### WHAT YOU NEED TO DO
Write out each line that follows exactly as it stands, without the pictures.

### DATA SHOWN
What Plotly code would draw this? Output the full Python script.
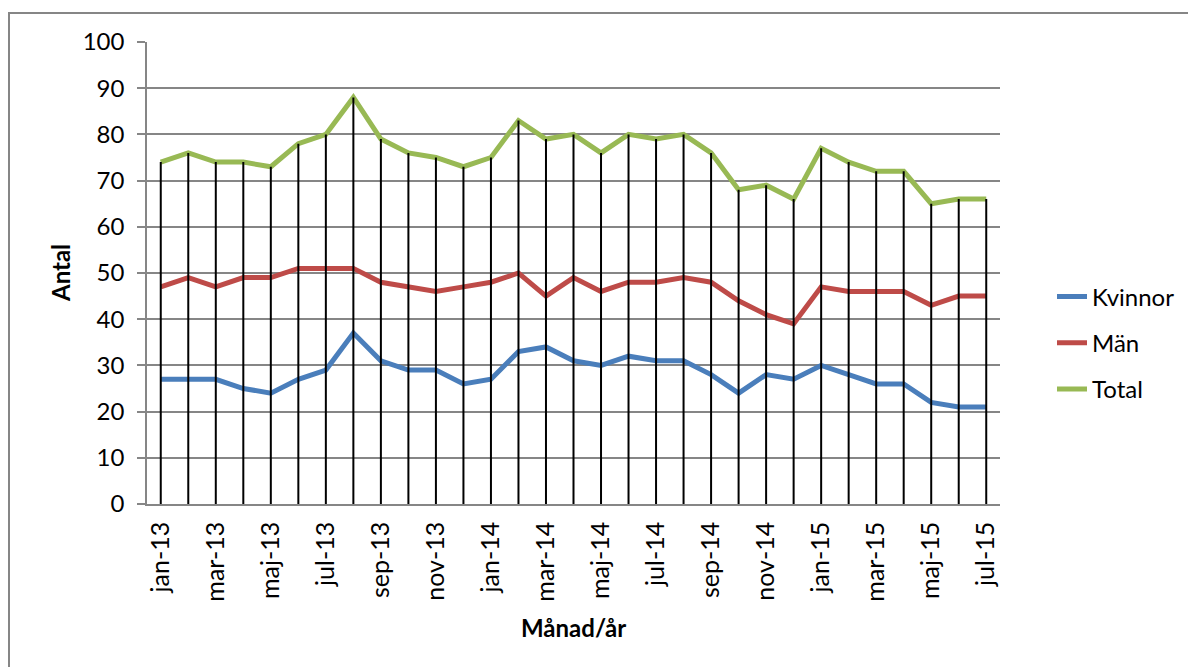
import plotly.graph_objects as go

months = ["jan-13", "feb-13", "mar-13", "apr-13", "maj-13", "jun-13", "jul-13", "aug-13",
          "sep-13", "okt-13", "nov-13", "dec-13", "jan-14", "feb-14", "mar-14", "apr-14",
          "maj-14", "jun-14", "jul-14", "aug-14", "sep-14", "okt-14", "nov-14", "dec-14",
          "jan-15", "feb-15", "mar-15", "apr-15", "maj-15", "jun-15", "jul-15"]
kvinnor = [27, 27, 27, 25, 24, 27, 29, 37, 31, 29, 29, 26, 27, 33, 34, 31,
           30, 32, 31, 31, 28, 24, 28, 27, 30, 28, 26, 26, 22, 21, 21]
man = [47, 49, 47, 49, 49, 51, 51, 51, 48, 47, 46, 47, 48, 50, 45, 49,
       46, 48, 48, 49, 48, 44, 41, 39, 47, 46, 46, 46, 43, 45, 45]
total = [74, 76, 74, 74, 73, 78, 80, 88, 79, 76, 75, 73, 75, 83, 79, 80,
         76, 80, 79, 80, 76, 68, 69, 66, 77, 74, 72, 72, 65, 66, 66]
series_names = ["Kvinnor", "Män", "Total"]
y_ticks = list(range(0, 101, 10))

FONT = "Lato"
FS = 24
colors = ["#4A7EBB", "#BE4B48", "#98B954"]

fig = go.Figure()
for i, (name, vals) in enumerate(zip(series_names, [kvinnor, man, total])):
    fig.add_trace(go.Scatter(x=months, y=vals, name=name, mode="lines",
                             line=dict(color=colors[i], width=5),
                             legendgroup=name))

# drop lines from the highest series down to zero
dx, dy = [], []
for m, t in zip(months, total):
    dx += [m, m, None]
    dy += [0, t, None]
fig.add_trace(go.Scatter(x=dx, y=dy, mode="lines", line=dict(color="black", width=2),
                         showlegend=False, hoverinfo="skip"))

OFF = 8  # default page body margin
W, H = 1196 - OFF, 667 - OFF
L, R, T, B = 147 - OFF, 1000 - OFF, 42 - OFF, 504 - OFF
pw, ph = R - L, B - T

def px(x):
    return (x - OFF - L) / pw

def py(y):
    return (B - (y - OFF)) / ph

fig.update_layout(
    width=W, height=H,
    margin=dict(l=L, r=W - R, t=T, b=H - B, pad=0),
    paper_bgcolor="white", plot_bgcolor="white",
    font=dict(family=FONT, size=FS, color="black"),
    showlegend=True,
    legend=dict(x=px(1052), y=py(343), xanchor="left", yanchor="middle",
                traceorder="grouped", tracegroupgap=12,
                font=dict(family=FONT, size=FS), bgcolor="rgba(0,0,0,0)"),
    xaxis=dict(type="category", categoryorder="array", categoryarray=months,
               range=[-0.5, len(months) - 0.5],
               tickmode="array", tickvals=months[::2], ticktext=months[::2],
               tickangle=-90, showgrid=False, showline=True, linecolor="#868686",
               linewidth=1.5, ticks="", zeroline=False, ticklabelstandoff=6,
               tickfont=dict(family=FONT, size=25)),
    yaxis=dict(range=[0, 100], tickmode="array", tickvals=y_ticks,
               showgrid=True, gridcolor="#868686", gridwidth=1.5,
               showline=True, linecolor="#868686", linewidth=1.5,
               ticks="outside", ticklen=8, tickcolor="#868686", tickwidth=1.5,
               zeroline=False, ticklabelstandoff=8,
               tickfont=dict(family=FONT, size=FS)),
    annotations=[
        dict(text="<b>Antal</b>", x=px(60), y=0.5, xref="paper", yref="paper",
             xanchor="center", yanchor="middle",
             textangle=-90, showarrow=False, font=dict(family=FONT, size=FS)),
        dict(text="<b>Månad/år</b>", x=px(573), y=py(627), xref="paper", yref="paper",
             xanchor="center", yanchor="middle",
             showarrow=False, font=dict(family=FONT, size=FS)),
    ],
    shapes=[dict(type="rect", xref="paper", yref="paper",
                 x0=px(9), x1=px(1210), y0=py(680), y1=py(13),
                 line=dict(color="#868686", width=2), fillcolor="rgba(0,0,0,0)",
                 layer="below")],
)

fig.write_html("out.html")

### WRITTEN RESPONSE
What Plotly code would draw this? Output the full Python script.
import plotly.graph_objects as go

months = ["jan-13", "feb-13", "mar-13", "apr-13", "maj-13", "jun-13", "jul-13", "aug-13",
          "sep-13", "okt-13", "nov-13", "dec-13", "jan-14", "feb-14", "mar-14", "apr-14",
          "maj-14", "jun-14", "jul-14", "aug-14", "sep-14", "okt-14", "nov-14", "dec-14",
          "jan-15", "feb-15", "mar-15", "apr-15", "maj-15", "jun-15", "jul-15"]
kvinnor = [27, 27, 27, 25, 24, 27, 29, 37, 31, 29, 29, 26, 27, 33, 34, 31,
           30, 32, 31, 31, 28, 24, 28, 27, 30, 28, 26, 26, 22, 21, 21]
man = [47, 49, 47, 49, 49, 51, 51, 51, 48, 47, 46, 47, 48, 50, 45, 49,
       46, 48, 48, 49, 48, 44, 41, 39, 47, 46, 46, 46, 43, 45, 45]
total = [74, 76, 74, 74, 73, 78, 80, 88, 79, 76, 75, 73, 75, 83, 79, 80,
         76, 80, 79, 80, 76, 68, 69, 66, 77, 74, 72, 72, 65, 66, 66]
series_names = ["Kvinnor", "Män", "Total"]
y_ticks = list(range(0, 101, 10))

FONT = "Lato"
FS = 24
colors = ["#4A7EBB", "#BE4B48", "#98B954"]

fig = go.Figure()
for i, (name, vals) in enumerate(zip(series_names, [kvinnor, man, total])):
    fig.add_trace(go.Scatter(x=months, y=vals, name=name, mode="lines",
                             line=dict(color=colors[i], width=5),
                             legendgroup=name))

# drop lines from the highest series down to zero
dx, dy = [], []
for m, t in zip(months, total):
    dx += [m, m, None]
    dy += [0, t, None]
fig.add_trace(go.Scatter(x=dx, y=dy, mode="lines", line=dict(color="black", width=2),
                         showlegend=False, hoverinfo="skip"))

OFF = 8  # default page body margin
W, H = 1196 - OFF, 667 - OFF
L, R, T, B = 147 - OFF, 1000 - OFF, 42 - OFF, 504 - OFF
pw, ph = R - L, B - T

def px(x):
    return (x - OFF - L) / pw

def py(y):
    return (B - (y - OFF)) / ph

fig.update_layout(
    width=W, height=H,
    margin=dict(l=L, r=W - R, t=T, b=H - B, pad=0),
    paper_bgcolor="white", plot_bgcolor="white",
    font=dict(family=FONT, size=FS, color="black"),
    showlegend=True,
    legend=dict(x=px(1052), y=py(343), xanchor="left", yanchor="middle",
                traceorder="grouped", tracegroupgap=12,
                font=dict(family=FONT, size=FS), bgcolor="rgba(0,0,0,0)"),
    xaxis=dict(type="category", categoryorder="array", categoryarray=months,
               range=[-0.5, len(months) - 0.5],
               tickmode="array", tickvals=months[::2], ticktext=months[::2],
               tickangle=-90, showgrid=False, showline=True, linecolor="#868686",
               linewidth=1.5, ticks="", zeroline=False, ticklabelstandoff=6,
               tickfont=dict(family=FONT, size=25)),
    yaxis=dict(range=[0, 100], tickmode="array", tickvals=y_ticks,
               showgrid=True, gridcolor="#868686", gridwidth=1.5,
               showline=True, linecolor="#868686", linewidth=1.5,
               ticks="outside", ticklen=8, tickcolor="#868686", tickwidth=1.5,
               zeroline=False, ticklabelstandoff=8,
               tickfont=dict(family=FONT, size=FS)),
    annotations=[
        dict(text="<b>Antal</b>", x=px(60), y=0.5, xref="paper", yref="paper",
             xanchor="center", yanchor="middle",
             textangle=-90, showarrow=False, font=dict(family=FONT, size=FS)),
        dict(text="<b>Månad/år</b>", x=px(573), y=py(627), xref="paper", yref="paper",
             xanchor="center", yanchor="middle",
             showarrow=False, font=dict(family=FONT, size=FS)),
    ],
    shapes=[dict(type="rect", xref="paper", yref="paper",
                 x0=px(9), x1=px(1210), y0=py(680), y1=py(13),
                 line=dict(color="#868686", width=2), fillcolor="rgba(0,0,0,0)",
                 layer="below")],
)

fig.write_html("out.html")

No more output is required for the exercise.